IA - Hundreds of Iowa inmates could be released on ruling

Original Article

08/19/2011

By LEE ROOD

The Iowa Department of Corrections will have to parole or discharge hundreds and possibly thousands of Iowa inmates early - some of them dangerous - because of a recent Iowa Supreme Court ruling, a state official confirmed Thursday night.

Fred Scaletta, a spokesman for the department, said the department is recalculating the sentences of roughly 3,200 convicts whose time under corrections supervision is affected by the ruling last month. Officials plan to inform the Board of Corrections today at a meeting in Fort Dodge about the effects of the court decision.

The Iowa Supreme Court ruled unanimously in July that state law mandated that a convicted sex offender should receive credit for time served while under home supervision, even though he violated probation while at home.

[name withheld], then 37, had been living at home for about a year in 2006 when a probation officer discovered he had met several times with a 16-year-old girl.

The officer, acting on a police tip, found the girl naked under his bed, the same day the officer had warned [name withheld] to stay away from children.

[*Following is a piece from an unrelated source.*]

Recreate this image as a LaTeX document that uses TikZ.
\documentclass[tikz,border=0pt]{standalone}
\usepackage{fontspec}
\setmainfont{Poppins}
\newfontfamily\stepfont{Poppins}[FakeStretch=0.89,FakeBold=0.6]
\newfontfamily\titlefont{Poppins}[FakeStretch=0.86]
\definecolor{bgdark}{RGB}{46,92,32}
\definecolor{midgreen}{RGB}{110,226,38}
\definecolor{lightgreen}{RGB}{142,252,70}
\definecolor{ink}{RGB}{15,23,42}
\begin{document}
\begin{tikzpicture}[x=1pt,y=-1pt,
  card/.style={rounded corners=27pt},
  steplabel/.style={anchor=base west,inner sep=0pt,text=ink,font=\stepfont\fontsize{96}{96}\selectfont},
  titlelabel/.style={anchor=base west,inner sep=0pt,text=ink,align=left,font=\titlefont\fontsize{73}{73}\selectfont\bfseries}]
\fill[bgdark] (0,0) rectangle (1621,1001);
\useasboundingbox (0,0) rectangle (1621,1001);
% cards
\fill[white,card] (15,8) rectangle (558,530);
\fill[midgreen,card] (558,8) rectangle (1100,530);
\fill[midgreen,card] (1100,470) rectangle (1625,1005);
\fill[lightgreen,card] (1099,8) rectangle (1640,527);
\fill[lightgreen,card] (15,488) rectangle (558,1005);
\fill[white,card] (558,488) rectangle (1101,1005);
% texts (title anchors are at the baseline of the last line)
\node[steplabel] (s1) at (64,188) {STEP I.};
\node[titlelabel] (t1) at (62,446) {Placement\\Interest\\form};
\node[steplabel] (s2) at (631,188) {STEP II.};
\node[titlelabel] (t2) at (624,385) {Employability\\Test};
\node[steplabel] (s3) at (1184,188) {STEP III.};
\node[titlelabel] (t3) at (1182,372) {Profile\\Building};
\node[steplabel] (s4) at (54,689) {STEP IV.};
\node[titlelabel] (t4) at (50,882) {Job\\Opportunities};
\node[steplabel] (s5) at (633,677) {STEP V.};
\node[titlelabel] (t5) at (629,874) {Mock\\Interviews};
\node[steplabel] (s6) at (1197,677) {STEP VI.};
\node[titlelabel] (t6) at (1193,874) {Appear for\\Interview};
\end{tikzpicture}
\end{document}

The Iowa Supreme Court said state law clearly states any defendant committed to the state Department of Corrections for supervision "who has probation revoked shall be given credit for such time served."

Scaletta said that decision now applies to all defendants whose probation was revoked, regardless of their crime.

"We just don't know how many there will be. We're having to do each defendant by hand," he said. "We're on it. We want to get this done as quickly as we possibly can."

The department also must notify the defendants' victims.

Some sex offenders will have to serve special supervision sentences after their release.

Iowa is one of more than 20 states that created the sentences to track sex offenders after their release from prison using corrections officers and technology such as GPS monitors.